American Express Invites
The card also gives priority access to Michelin-starred restaurants around the world with invitations to exclusive events. One that American Express specifically cites is an exclusive dinner held with Heston Blumenthal with 50 Centurion members at a secret Hong Kong location. Aside from this, they also arrange a number of exclusive non-dining events from time-to-time.
AMEX Rewards Programme
This is probably where the card becomes less competitive even when stacked up against credit cards available to those of us who belong to the masses. The earning rate is 1 point (equivalent to 1 mile) per US$1 spend. The consolation is that the points don’t expire and because there is no credit limit, cardholders can actually spend hundreds of millions of dollars on the card. There is no cap as well on earning points.

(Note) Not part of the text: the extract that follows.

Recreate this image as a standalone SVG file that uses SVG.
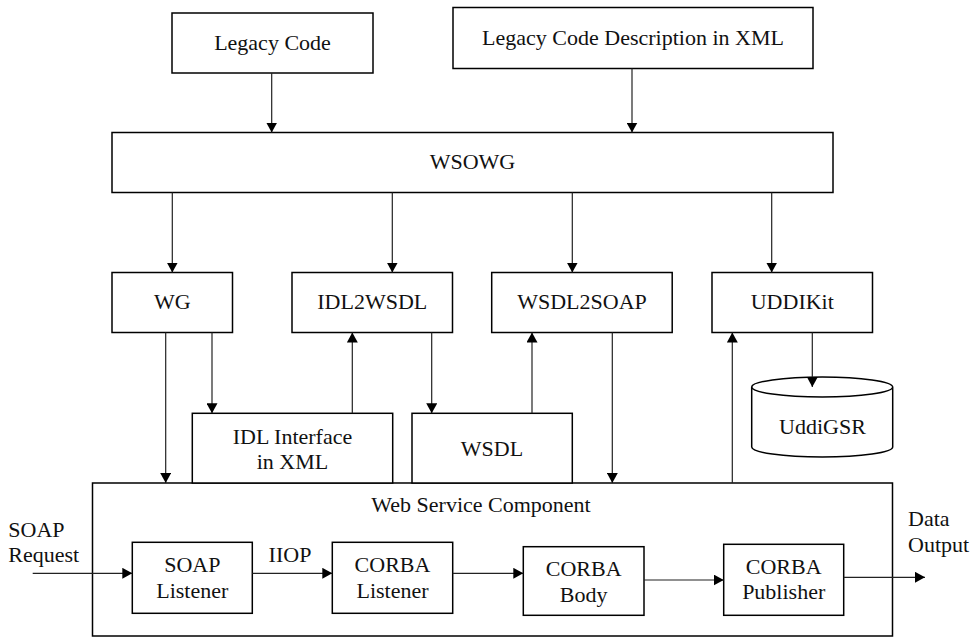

Cardholders get to have access to more than 60 resorts globally with perks such as complimentary rounds of gold and room upgrades, subject to availability
The Centurion Card may not earn the most points per dollar spend but as a payment product targeted towards high net worth individuals, it is very much lifestyle-oriented. At the core of that are the travel perks and if you do jet off to several places around the world, then this card could be worth it. The US$4,000 annual fee for the international version of this card and its by-invitation-only nature opens it only to a select few.